Melissa Stott (vcl) with Stjepko Gut (tpt), Davide Brillante (gtr), Nico Menci (pno), Pietro Ciancaglini (dbl bass), Alessandro Minetto (dms)
Rec. at the Artesuono Studios, Udine, in December 2004
FEET FIRST RECORDS FFR 5004
[53:45]

 

 



Mami’s Kitchen
Why Now
Don’t You Get It
You’re Through
An Imaginary Girl
Suspicion
Ella
I Think Of You
Dreaming
You Don’t Love Me
Anyone Can See That I’m In Love
A Long, Long Way
Why Now (alternative take)

www.leorecords.com
www.melissastott.com

This is the first of a brace of recordings made for Feet First by the talented young lyricist and singer Melissa Stott. She was born in Manchester to a Singaporean-Chinese mother and an English father and now lives in Italy where she’s married to the pianist and trumpeter Max Chirico.

This album shows some original touches. She writes her own confidential-sounding lyrics which are artful without being either gauche or self-conscious. The pangs of love and loss feature prominently in such songs, ones couched in the vernacular of the American Songbook. She sings in an American accent.

The range of influences here embraces Jump bands, bossa nova, Stan Getz, Ella Fitzgerald and some mainstream swing. To all this Stott brings cultivated and powerful musical taste. She sounds to have been strongly influenced in matters of timbre and material choice by American expatriate Stacey Kent, though her voice is darker than Kent’s and stronger in the lower register.

We start with a swinger in Mami’s Kitchen and move onto bossa influence in the title track, of which we also have an alternative take as an envoi. There are Great American Songbook touches in Don’t You Get It where trumpeter Stjepko Gut sounds rather Bunny Berigan-ish.

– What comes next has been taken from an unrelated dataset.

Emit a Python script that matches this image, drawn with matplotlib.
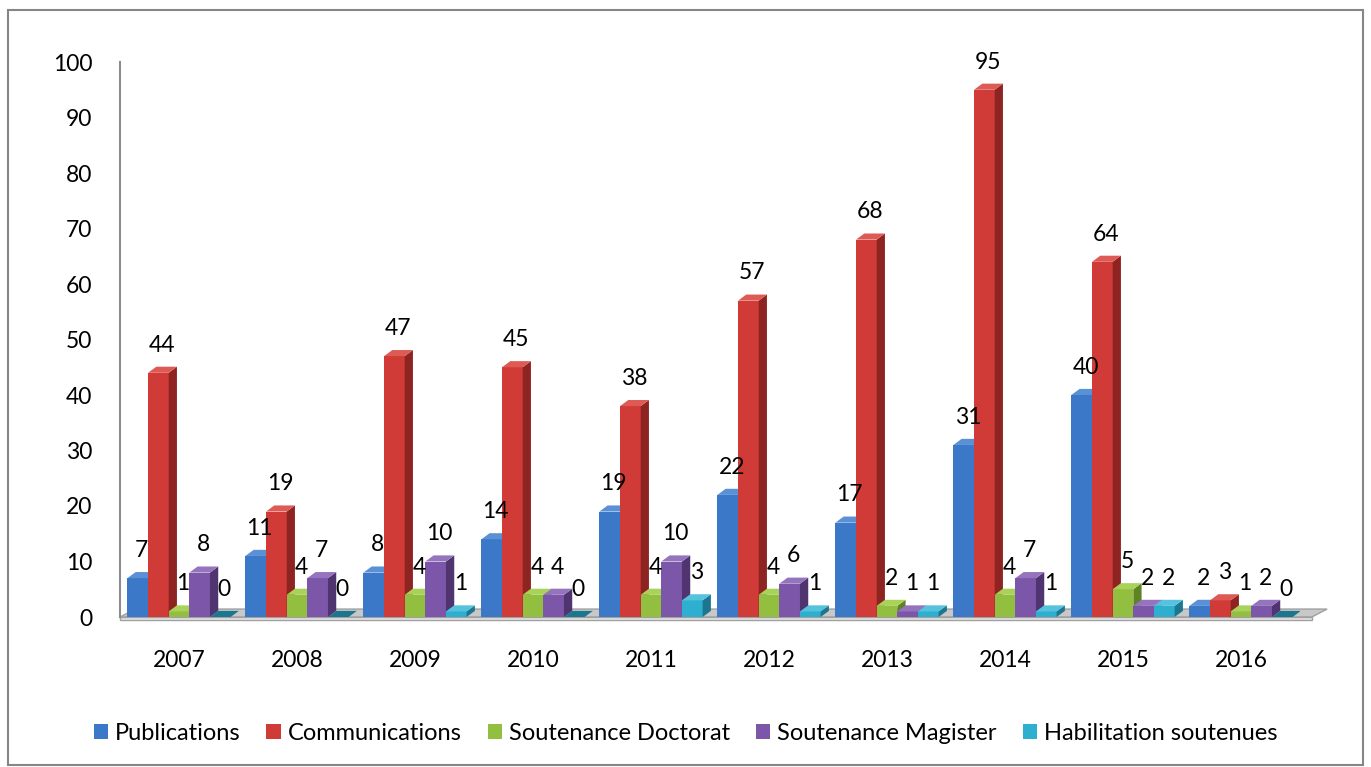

There’s maybe a Peggy Lee-Mr Rhythm Man sort of tinge to You’re Through. I have to say I can’t share Stott’s admiration for Ella’s scat singing in Suspicion – it’s a affiliation she indulges in her second Feet First album as well, though Gut’s emulation of Clark Terry is pretty good. All the solos here are first class. Funnily enough in the circumstances the song Ella has nothing to do with Fitzgerald. Dreaming reminds me strongly of a Stacey Kent-Dave Newton vocal and piano performance swung gently over a Latin rhythm.

Then there are other neat touches – the bluesy workout on You Don’t Love Me with its funky Gut solo; the arco bass solo that opens Anyone Can See That I’m In Love and the straight ahead A Long, Long Way that closes the album with swinging excellence.

This earlier, debut album sees Stott more immersed in swing than she was to become in the second album, which I’m also reviewing, in which she embraces bop more clearly. Stott is a real talent and her balance of the personal-confessional and the outgoing brings a satisfying look to her programme.